Now I am on the other side of the planet why do I consider this Association so valuable? The electronic Journal "Collected" is produced 3 - 4 times a year. My colleagues contribute articles and ideas - sharing their expertise and inspiring me in my work. SLANZA is on Facebook, Twitter and Goodreads, I am connected in with my colleagues through social networking as well as professional networking. 

I will continue to be a member of SLANZA throughout my professional lifetime. It seems crazy to me to try work alone. Crazy and lonely. I truly value the work of the people involved in this Association and I thank them for contributing so generously to my life as a librarian.

Sunday, September 29, 2013

Consultation - Collaboration HELP is what matters

Dictionary.com defines Consultation as a meeting for deliberation, discussion or decision and Collaboration as the act of working with another or others on a joint project.

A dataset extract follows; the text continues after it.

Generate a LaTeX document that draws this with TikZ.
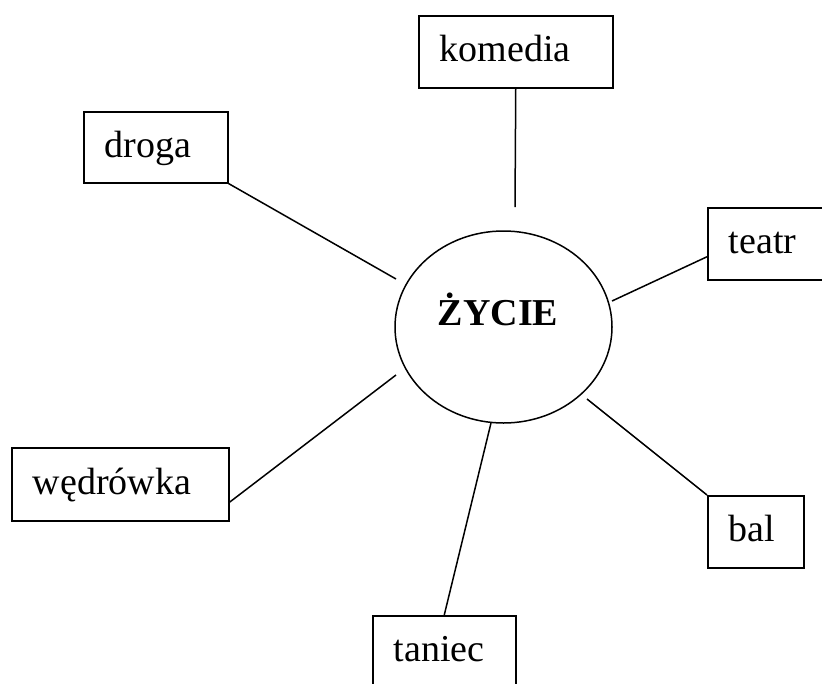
\documentclass[tikz,border=0pt]{standalone}
\usepackage{fontspec}
\setmainfont{Liberation Serif}
\usetikzlibrary{shapes.geometric}

\tikzset{
  word/.style={draw, line width=1.5pt, anchor=north west, inner xsep=21pt, inner ysep=0pt,
    align=left, text height=27pt, text depth=7pt, font=\fontsize{38}{44}\selectfont},
  link/.style={line width=1.5pt},
}

\begin{document}
\begin{tikzpicture}[x=1pt,y=-1pt]
  \clip (0,0) rectangle (822,683);
  %% the middle
  \node [draw, ellipse, line width=1.5pt, minimum width=217pt, minimum height=192pt, inner sep=0pt] (zycie) at (503.5,327) {};
  \node [font=\fontsize{38}{44}\selectfont\bfseries, anchor=base] (zycietxt) at (498,325) {ŻYCIE};

  %% the boxes round it
  \node [word, text width=152pt, minimum height=72pt] (komedia) at (418,15) {komedia};
  \node [word, text width=102pt, minimum height=71pt] (droga) at (83,111) {droga};
  \node [word, text width=78pt, minimum height=72pt] (teatr) at (707,207) {teatr};
  \node [word, text width=175pt, minimum height=73pt] (wedrowka) at (11,447) {wędrówka};
  \node [word, text width=54pt, minimum height=72pt] (bal) at (707,495) {bal};
  \node [word, text width=101pt, minimum height=72pt] (taniec) at (372,615) {taniec};

  %% loose ends, the lines stop short of the ellipse
  \coordinate (komedia-end) at (515,207);
  \coordinate (droga-end) at (396,279);
  \coordinate (teatr-end) at (612,301);
  \coordinate (wedrowka-end) at (396,375);
  \coordinate (bal-end) at (587,399);
  \coordinate (taniec-end) at (491,423);

  \draw [link] (komedia.south) -- (komedia-end);
  \draw [link] (droga.south east) -- (droga-end);
  \draw [link] ([yshift=-13pt]teatr.west) -- (teatr-end);
  \draw [link] ([yshift=-18pt]wedrowka.east) -- (wedrowka-end);
  \draw [link] (bal.north west) -- (bal-end);
  \draw [link] (taniec.north) -- (taniec-end);
\end{tikzpicture}
\end{document}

When discussing collaboration with fellow Teacher Librarians I have heard that the aim is to make sure the Teacher Librarian is as involved with the student learning as much as possible. The ideal would be to plan with the teacher, deliver the content/skills to the student together with the teacher and then to evaluate the learning with the students and teachers together. Being involved with the whole process is collaboration nirvana. I wonder if this goal is totally unrealistic and unsustainable in the school environment? 

Often consultation is seen as the poor alternative to collaboration. I think the measure of this should be the person who is seeking your assistance.

Last week I had many experiences working with colleagues and students that would be described as consultation rather than collaboration. My input to their project came at their request and was only a small part in helping them achieve success in their goal. We looked at how to create resource lists in Destiny,  how to find books on Destiny and on the library shelves, how to access online databases and how to make notes using Google Docs. All important skills and all essential for the person's success.

I hope to develop better skills at both consultations and collaboration.